Anchor Pub & Grille Across from Beverly Harbor, the Anchor is a Beverly tradition for meals throughout the day and some of the freshest lobsters and clams in town. The bar promises a good scene into the wee hours. 20 Cabot St., 978-921-0504.

The Beverly Depot This train station-turned-eatery offers classic fare, from seafood to roast beef to aged steaks. There’s nothing trendy here, but the food is consistent and patrons of all ages are welcome. 10 Park St., 978-927-5402, beverlydepot.com.

Henry’s For more than 65 years, Henry’s has helped locals find the freshest in baked goods, deli items, meat, and produce. Ask for help assembling a picnic for the beach. 588 Cabot St., 978-922-3885, henrysofbeverly.com.

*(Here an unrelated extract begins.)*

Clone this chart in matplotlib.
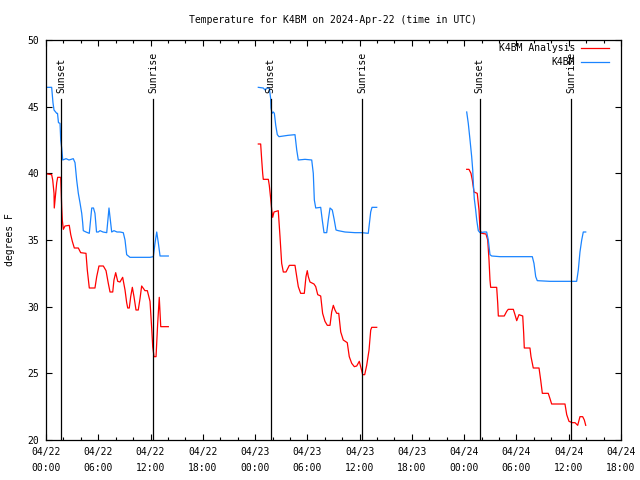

Wylie Inn and Conference Center You’ll feel like one of the Beverly elite at this 92-room inn along coastal Route 127. The inn sits on a 10-acre campus adjacent to the 1900s-era Tupper Manor (the conference center) with a striking fountain and lawn. Beach access and ocean views complete the feeling of living on an estate. 295 Hale St., 866-333-0859, wyliecenter.com.

THE DETAILS

Date of Settlement: 1626. Date of Incorporation: 1668. Zip Code: 01915. Population: 39,502 Total area: 15.4 square miles. Median household income: $68,407. Schools: Public ele-mentary: 5; public middle: 1; public high school: 1. Notable Residents: John Updike, writer; President William Taft (summer resident); Stu Irving, 1972 U.S. Hockey silver medalist; Henry Clay Frick, industrialist/financier (summer resident); Oliver Wendell Holmes, Jr., associate justice, U.S. Supreme Court (summer resident); Henry Cabot Lodge, politician/statesman (summer resident); Dave Leonard, former Baltimore Orioles pitcher; A.J. Barnett, FOX meteorologist; Paula Cole, singer.